* GOAL OF THE EXERCISE: Strip the pictures and reproduce the rest of the listing exactly.
start COLLECTED DATA
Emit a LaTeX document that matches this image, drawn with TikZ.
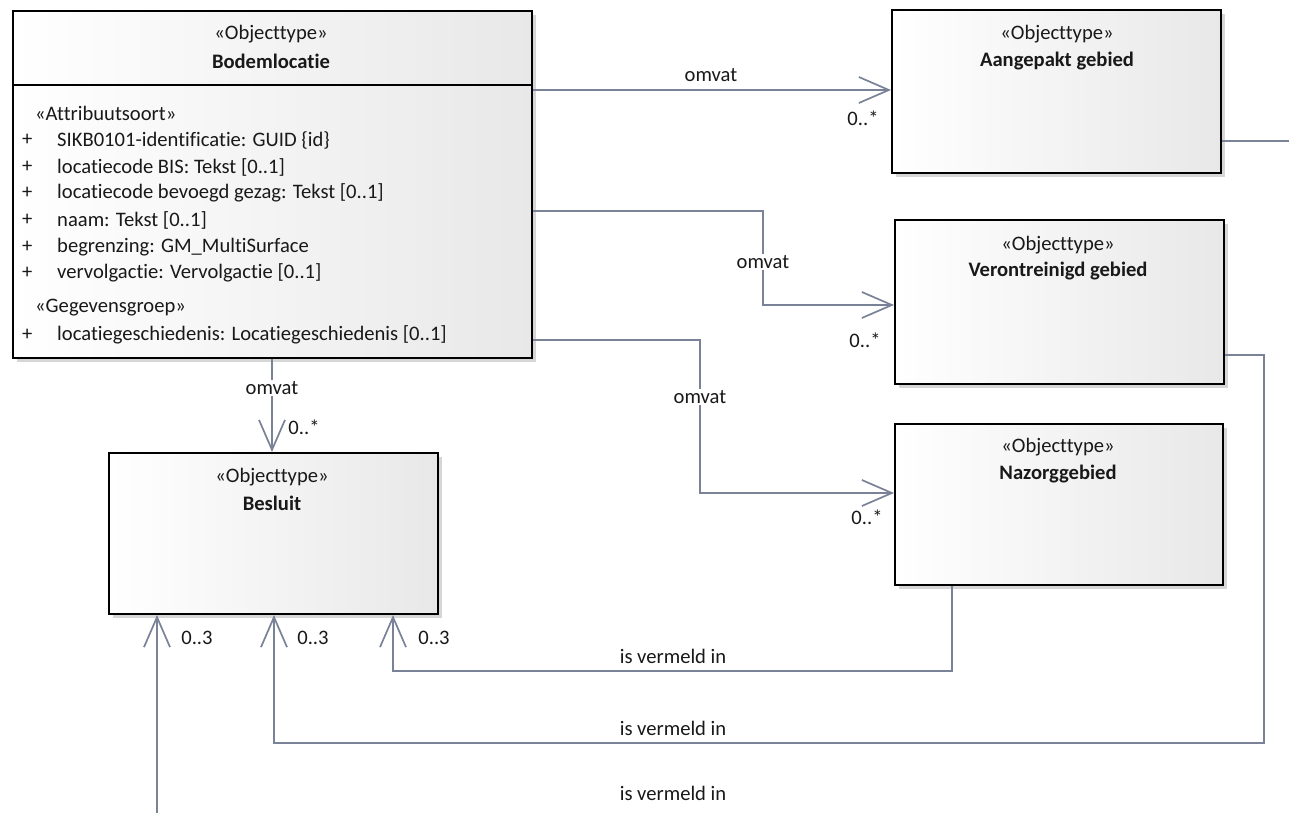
\documentclass[tikz,border=0pt]{standalone}
\usepackage{fontspec}
\setmainfont[Ligatures=NoCommon]{Carlito}
\usetikzlibrary{arrows.meta,shadows}
\definecolor{conncol}{RGB}{122,130,152}
\definecolor{txtcol}{RGB}{25,25,25}
\tikzset{
  umlbox/.style={draw=black, line width=2pt, left color=white, right color=black!9,
    drop shadow={shadow xshift=4pt, shadow yshift=-4pt, fill=black!35, opacity=0.45},
    inner sep=0pt, anchor=north west},
  stereo/.style={font=\fontsize{20.6}{24}\selectfont, text=txtcol, inner sep=0pt},
  cname/.style={font=\fontsize{20.6}{24}\selectfont\bfseries, text=txtcol, inner sep=0pt},
  attr/.style={font=\fontsize{20.6}{24}\selectfont, text=txtcol, inner sep=0pt, anchor=west},
  lbl/.style={font=\fontsize{20.6}{24}\selectfont, text=txtcol, inner sep=1pt},
  conn/.style={draw=conncol, line width=1.7pt},
  openarr/.style={-{Straight Barb[length=30pt,width=26pt,line width=1.7pt]}}
}
\begin{document}
\begin{tikzpicture}[x=1pt,y=-1pt]
\useasboundingbox[fill=white] (0,0) rectangle (1289,813);

% boxes
\node[umlbox, minimum width=519pt, minimum height=347pt] (bodem) at (12,10) {};
\draw[black, line width=2pt] (bodem.west |- 0,85) -- (bodem.east |- 0,85);
\node[umlbox, minimum width=329pt, minimum height=163pt] (aang) at (891,9) {};
\node[umlbox, minimum width=329pt, minimum height=164pt] (vero) at (894,219) {};
\node[umlbox, minimum width=328pt, minimum height=161pt] (nazorg) at (894,423) {};
\node[umlbox, minimum width=329pt, minimum height=161pt] (besl) at (108,452) {};

% box texts
\node[stereo] (bodemS) at (271,34) {«Objecttype»};
\node[cname] (bodemN) at (271,61) {Bodemlocatie};
\node[attr] (st1) at (35,113) {«Attribuutsoort»};
\node[attr] (p1) at (22,140) {+};
\node[attr] (a1) at (57,140) {SIKB0101-identificatie: GUID \{id\}};
\node[attr] (p2) at (22,167) {+};
\node[attr] (a2) at (57,167) {locatiecode BIS: Tekst [0..1]};
\node[attr] (p3) at (22,193) {+};
\node[attr] (a3) at (57,193) {locatiecode bevoegd gezag: Tekst [0..1]};
\node[attr] (p4) at (22,220) {+};
\node[attr] (a4) at (57,220) {naam: Tekst [0..1]};
\node[attr] (p5) at (22,247) {+};
\node[attr] (a5) at (57,247) {begrenzing: GM\_MultiSurface};
\node[attr] (p6) at (22,273) {+};
\node[attr] (a6) at (57,273) {vervolgactie: Vervolgactie [0..1]};
\node[attr] (st2) at (35,308) {«Gegevensgroep»};
\node[attr] (p7) at (22,335) {+};
\node[attr] (a7) at (57,335) {locatiegeschiedenis: Locatiegeschiedenis [0..1]};

\node[stereo] (aangS) at (1057,34) {«Objecttype»};
\node[cname] (aangN) at (1057,61) {Aangepakt gebied};
\node[stereo] (veroS) at (1058,245) {«Objecttype»};
\node[cname] (veroN) at (1058,271) {Verontreinigd gebied};
\node[stereo] (nazorgS) at (1058,447) {«Objecttype»};
\node[cname] (nazorgN) at (1058,474) {Nazorggebied};
\node[stereo] (beslS) at (272,477) {«Objecttype»};
\node[cname] (beslN) at (272,503) {Besluit};

% free ends
\coordinate (rt) at (1289,141);
\coordinate (bot) at (157,813);

% connectors
\draw[conn, openarr] (bodem.east |- 0,90) -- (aang.west |- 0,90);
\draw[conn, openarr] (bodem.east |- 0,211) -| (763,305) -- (vero.west |- 0,305);
\draw[conn, openarr] (bodem.east |- 0,340) -| (700,493) -- (nazorg.west |- 0,493);
\draw[conn, openarr] (bodem.south -| 272,0) -- (besl.north -| 272,0);
\draw[conn, openarr] (nazorg.south -| 952,0) |- (393,671) -- (besl.south -| 393,0);
\draw[conn, openarr] (vero.east |- 0,355) -| (1264,743) -| (besl.south -| 274,0);
\draw[conn, openarr] (bot) -- (besl.south -| 157,0);
\draw[conn] (aang.east |- 0,141) -- (rt);

% labels
\node[lbl] (o1) at (711,75) {omvat};
\node[lbl, fill=white] (o2) at (763,262) {omvat};
\node[lbl, fill=white] (o3) at (700,397) {omvat};
\node[lbl, fill=white] (o4) at (272,388) {omvat};
\node[lbl] (m1) at (863,118) {0..*};
\node[lbl] (m2) at (865,340) {0..*};
\node[lbl] (m3) at (867,517) {0..*};
\node[lbl] (m4) at (304,427) {0..*};
\node[lbl] (r1) at (197,638) {0..3};
\node[lbl] (r2) at (313,638) {0..3};
\node[lbl] (r3) at (434,638) {0..3};
\node[lbl] (v1) at (673,656) {is vermeld in};
\node[lbl] (v2) at (673,728) {is vermeld in};
\node[lbl] (v3) at (673,793) {is vermeld in};
\end{tikzpicture}
\end{document}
end COLLECTED DATA
* EXERCISE SOLUTION:
Emit a LaTeX document that matches this image, drawn with TikZ.
\documentclass[tikz,border=0pt]{standalone}
\usepackage{fontspec}
\setmainfont[Ligatures=NoCommon]{Carlito}
\usetikzlibrary{arrows.meta,shadows}
\definecolor{conncol}{RGB}{122,130,152}
\definecolor{txtcol}{RGB}{25,25,25}
\tikzset{
  umlbox/.style={draw=black, line width=2pt, left color=white, right color=black!9,
    drop shadow={shadow xshift=4pt, shadow yshift=-4pt, fill=black!35, opacity=0.45},
    inner sep=0pt, anchor=north west},
  stereo/.style={font=\fontsize{20.6}{24}\selectfont, text=txtcol, inner sep=0pt},
  cname/.style={font=\fontsize{20.6}{24}\selectfont\bfseries, text=txtcol, inner sep=0pt},
  attr/.style={font=\fontsize{20.6}{24}\selectfont, text=txtcol, inner sep=0pt, anchor=west},
  lbl/.style={font=\fontsize{20.6}{24}\selectfont, text=txtcol, inner sep=1pt},
  conn/.style={draw=conncol, line width=1.7pt},
  openarr/.style={-{Straight Barb[length=30pt,width=26pt,line width=1.7pt]}}
}
\begin{document}
\begin{tikzpicture}[x=1pt,y=-1pt]
\useasboundingbox[fill=white] (0,0) rectangle (1289,813);

% boxes
\node[umlbox, minimum width=519pt, minimum height=347pt] (bodem) at (12,10) {};
\draw[black, line width=2pt] (bodem.west |- 0,85) -- (bodem.east |- 0,85);
\node[umlbox, minimum width=329pt, minimum height=163pt] (aang) at (891,9) {};
\node[umlbox, minimum width=329pt, minimum height=164pt] (vero) at (894,219) {};
\node[umlbox, minimum width=328pt, minimum height=161pt] (nazorg) at (894,423) {};
\node[umlbox, minimum width=329pt, minimum height=161pt] (besl) at (108,452) {};

% box texts
\node[stereo] (bodemS) at (271,34) {«Objecttype»};
\node[cname] (bodemN) at (271,61) {Bodemlocatie};
\node[attr] (st1) at (35,113) {«Attribuutsoort»};
\node[attr] (p1) at (22,140) {+};
\node[attr] (a1) at (57,140) {SIKB0101-identificatie: GUID \{id\}};
\node[attr] (p2) at (22,167) {+};
\node[attr] (a2) at (57,167) {locatiecode BIS: Tekst [0..1]};
\node[attr] (p3) at (22,193) {+};
\node[attr] (a3) at (57,193) {locatiecode bevoegd gezag: Tekst [0..1]};
\node[attr] (p4) at (22,220) {+};
\node[attr] (a4) at (57,220) {naam: Tekst [0..1]};
\node[attr] (p5) at (22,247) {+};
\node[attr] (a5) at (57,247) {begrenzing: GM\_MultiSurface};
\node[attr] (p6) at (22,273) {+};
\node[attr] (a6) at (57,273) {vervolgactie: Vervolgactie [0..1]};
\node[attr] (st2) at (35,308) {«Gegevensgroep»};
\node[attr] (p7) at (22,335) {+};
\node[attr] (a7) at (57,335) {locatiegeschiedenis: Locatiegeschiedenis [0..1]};

\node[stereo] (aangS) at (1057,34) {«Objecttype»};
\node[cname] (aangN) at (1057,61) {Aangepakt gebied};
\node[stereo] (veroS) at (1058,245) {«Objecttype»};
\node[cname] (veroN) at (1058,271) {Verontreinigd gebied};
\node[stereo] (nazorgS) at (1058,447) {«Objecttype»};
\node[cname] (nazorgN) at (1058,474) {Nazorggebied};
\node[stereo] (beslS) at (272,477) {«Objecttype»};
\node[cname] (beslN) at (272,503) {Besluit};

% free ends
\coordinate (rt) at (1289,141);
\coordinate (bot) at (157,813);

% connectors
\draw[conn, openarr] (bodem.east |- 0,90) -- (aang.west |- 0,90);
\draw[conn, openarr] (bodem.east |- 0,211) -| (763,305) -- (vero.west |- 0,305);
\draw[conn, openarr] (bodem.east |- 0,340) -| (700,493) -- (nazorg.west |- 0,493);
\draw[conn, openarr] (bodem.south -| 272,0) -- (besl.north -| 272,0);
\draw[conn, openarr] (nazorg.south -| 952,0) |- (393,671) -- (besl.south -| 393,0);
\draw[conn, openarr] (vero.east |- 0,355) -| (1264,743) -| (besl.south -| 274,0);
\draw[conn, openarr] (bot) -- (besl.south -| 157,0);
\draw[conn] (aang.east |- 0,141) -- (rt);

% labels
\node[lbl] (o1) at (711,75) {omvat};
\node[lbl, fill=white] (o2) at (763,262) {omvat};
\node[lbl, fill=white] (o3) at (700,397) {omvat};
\node[lbl, fill=white] (o4) at (272,388) {omvat};
\node[lbl] (m1) at (863,118) {0..*};
\node[lbl] (m2) at (865,340) {0..*};
\node[lbl] (m3) at (867,517) {0..*};
\node[lbl] (m4) at (304,427) {0..*};
\node[lbl] (r1) at (197,638) {0..3};
\node[lbl] (r2) at (313,638) {0..3};
\node[lbl] (r3) at (434,638) {0..3};
\node[lbl] (v1) at (673,656) {is vermeld in};
\node[lbl] (v2) at (673,728) {is vermeld in};
\node[lbl] (v3) at (673,793) {is vermeld in};
\end{tikzpicture}
\end{document}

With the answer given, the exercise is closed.